# Outlook 2011 : rogner les images



## Antoine B (15 Avril 2011)

Bonjour,

Existe-t-il un moyen, sur Outlook 2011, de rogner (crop) les images qui se trouvent dans le corps de l'email lors de sa rédaction (comme sur les versions PC).
Le moyen que j'utilise jusqu'à présent est de rogner l'image sous Word 2011 et de faire ensuite un copier/coller dans Outlook.

Merci.


----------



## Aliboron (15 Avril 2011)

Antoine B a dit:


> Existe-t-il un moyen, sur Outlook 2011, de rogner (crop) les images qui se trouvent dans le corps de l'email lors de sa rédaction (comme sur les versions PC).


Non, cette fonction n'est pas implémentée dans Outlook 2011. Il faut donc recourir à des solutions externes pour traiter l'image au préalable. Avec Word, mais aussi iPhoto, Graphic Converter, iResize, ResizeIt,... 
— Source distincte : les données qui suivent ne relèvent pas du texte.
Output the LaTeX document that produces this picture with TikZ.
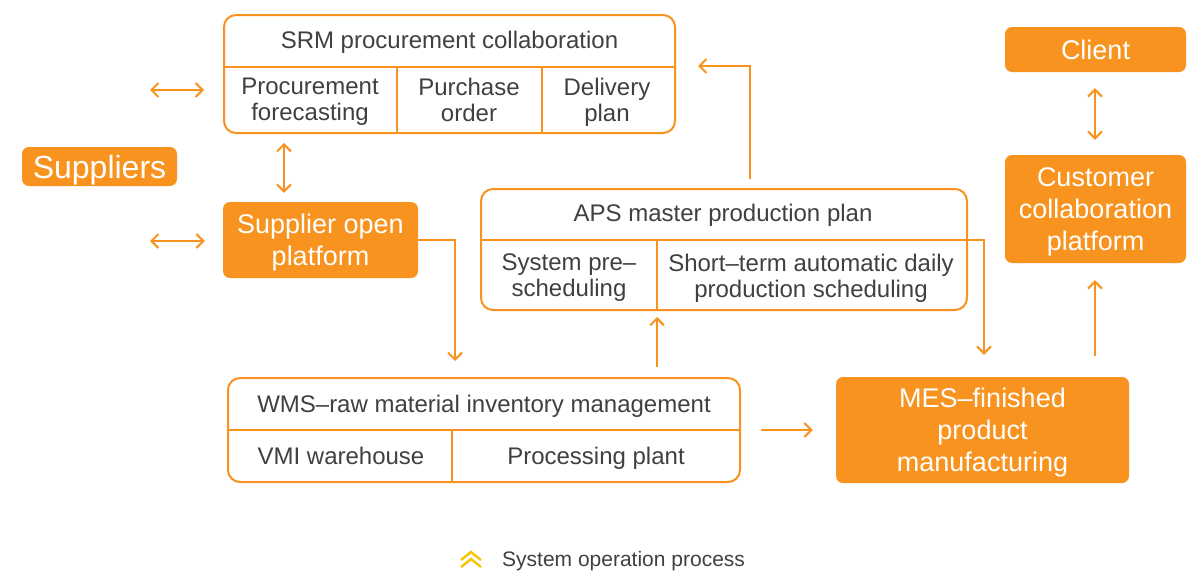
\documentclass[tikz,border=0pt]{standalone}
\usepackage{fontspec}
\setmainfont{Liberation Sans}
\usetikzlibrary{arrows.meta}
\definecolor{orng}{HTML}{F7931E}
\definecolor{txtgray}{HTML}{404040}
\definecolor{chevy}{HTML}{F7C600}
\tikzset{
    tablebox/.style={draw=orng,line width=2pt,rounded corners=12pt,inner sep=0pt},
    fillbox/.style={fill=orng,rounded corners=7pt,text=white,align=center,inner sep=0pt,
        font=\fontsize{27}{32}\selectfont,execute at begin node=\strut,execute at end node=\strut},
    filltext/.style={text=white,align=center,inner sep=0pt,yshift=-5pt,
        font=\fontsize{27}{32}\selectfont,execute at begin node=\strut,execute at end node=\strut},
    celltext/.style={text=txtgray,align=center,inner sep=0pt,yshift=-3.5pt,font=\fontsize{24}{26}\selectfont,
        execute at begin node=\strut,execute at end node=\strut},
    divider/.style={draw=orng,line width=2pt},
    flow/.style={orng,line width=2pt,-{Straight Barb[length=7pt,width=14pt]}},
    twoway/.style={orng,line width=2pt,{Straight Barb[length=7pt,width=14pt]}-{Straight Barb[length=7pt,width=14pt]}},
}

\begin{document}
\begin{tikzpicture}[x=1pt,y=-1pt]
    \useasboundingbox (0,0) rectangle (1198,570);

    \node[tablebox,minimum width=451pt,minimum height=118pt] (srm) at (449.5,74) {};
    \draw[divider] (srm.west |- 0,67) -- (srm.east |- 0,67);
    \draw[divider] (397,67) -- (srm.south -| 397,0);
    \draw[divider] (542,67) -- (srm.south -| 542,0);
    \node[celltext] (srmhead) at (449.5,40) {SRM procurement collaboration};
    \node[celltext] (forecast) at (310,100) {Procurement\\forecasting};
    \node[celltext] (porder) at (469,100) {Purchase\\order};
    \node[celltext] (delivery) at (607,100) {Delivery\\plan};

    \node[fillbox,minimum width=155pt,minimum height=39pt] (suppliers) at (99.5,166.5) {};
    \node[filltext,font=\fontsize{32}{34}\selectfont] (supplierstxt) at (suppliers) {Suppliers};
    \node[fillbox,minimum width=195pt,minimum height=76pt] (sop) at (320.5,240) {};
    \node[filltext] (soptxt) at (sop) {Supplier open\\platform};

    \node[tablebox,minimum width=486pt,minimum height=121pt] (aps) at (724,249.5) {};
    \draw[divider] (aps.west |- 0,240) -- (aps.east |- 0,240);
    \draw[divider] (657,240) -- (aps.south -| 657,0);
    \node[celltext] (apshead) at (723,213) {APS master production plan};
    \node[celltext] (presched) at (569,276) {System pre–\\scheduling};
    \node[celltext] (shortterm) at (811,276) {Short–term automatic daily\\production scheduling};

    \node[tablebox,minimum width=512pt,minimum height=104pt] (wms) at (484,430) {};
    \draw[divider] (wms.west |- 0,430) -- (wms.east |- 0,430);
    \draw[divider] (452,430) -- (wms.south -| 452,0);
    \node[celltext] (wmshead) at (484,404) {WMS–raw material inventory management};
    \node[celltext] (vmi) at (341,456) {VMI warehouse};
    \node[celltext] (plant) at (596,456) {Processing plant};

    \node[fillbox,minimum width=293pt,minimum height=106pt] (mes) at (982.5,430) {};
    \node[filltext] (mestxt) at (mes) {MES–finished\\product\\manufacturing};
    \node[fillbox,minimum width=181pt,minimum height=108pt] (cust) at (1095.5,209) {};
    \node[filltext] (custtxt) at (cust) {Customer\\collaboration\\platform};
    \node[fillbox,minimum width=181pt,minimum height=45pt] (client) at (1095.5,49.5) {};
    \node[filltext,yshift=1pt] (clienttxt) at (client) {Client};

    \coordinate (supa) at (150,90);
    \coordinate (supb) at (150,241);
    \coordinate (apsout) at (950,240);
    \draw[twoway,shorten >=19pt] (supa) -- (srm.west |- supa);
    \draw[twoway,shorten >=18pt] (supb) -- (sop.west |- supb);
    \draw[twoway,shorten <=9pt,shorten >=9pt] (srm.south -| 284,0) -- (sop.north -| 284,0);
    \draw[flow,shorten >=16pt] (sop.east) -| (wms.north -| 455,0);
    \draw[flow,shorten <=10pt,shorten >=6pt] (wms.north -| 657,0) -- (aps.south -| 657,0);
    \draw[flow,shorten <=9pt,shorten >=22pt] (aps.north -| 750,0) |- (srm.east |- 0,66);
    \draw[flow,shorten >=22pt] (apsout) -| (mes.north -| 984,0);
    \draw[flow,shorten <=20pt,shorten >=23pt] (wms.east) -- (mes.west);
    \draw[flow,shorten <=21pt,shorten >=17pt] (mes.north -| 1095,0) -- (cust.south -| 1095,0);
    \draw[twoway,shorten <=16pt,shorten >=15pt] (client.south -| 1095,0) -- (cust.north -| 1095,0);

    \draw[chevy,line width=2.4pt] (461,560) -- (471,552) -- (481,560);
    \draw[chevy,line width=2.4pt] (461,567) -- (471,559) -- (481,567);
    \node[celltext,anchor=west,font=\fontsize{21}{22}\selectfont] (legend) at (502,559) {System operation process};
\end{tikzpicture}
\end{document}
-----------------------------------------------------
Note du modérateur (ici Aliboron) :
Dans ce fil, il est question d'internet ou plus exactement de paramétrage de logiciel de messagerie. Comme on a bien entendu lu au préalable le message de Pascal77 en tête du forum "Applications" et/ou la table d'orientation, on déménage vers "Internet et réseau", là où se retrouvent les spécialistes. Et hop !!!


----------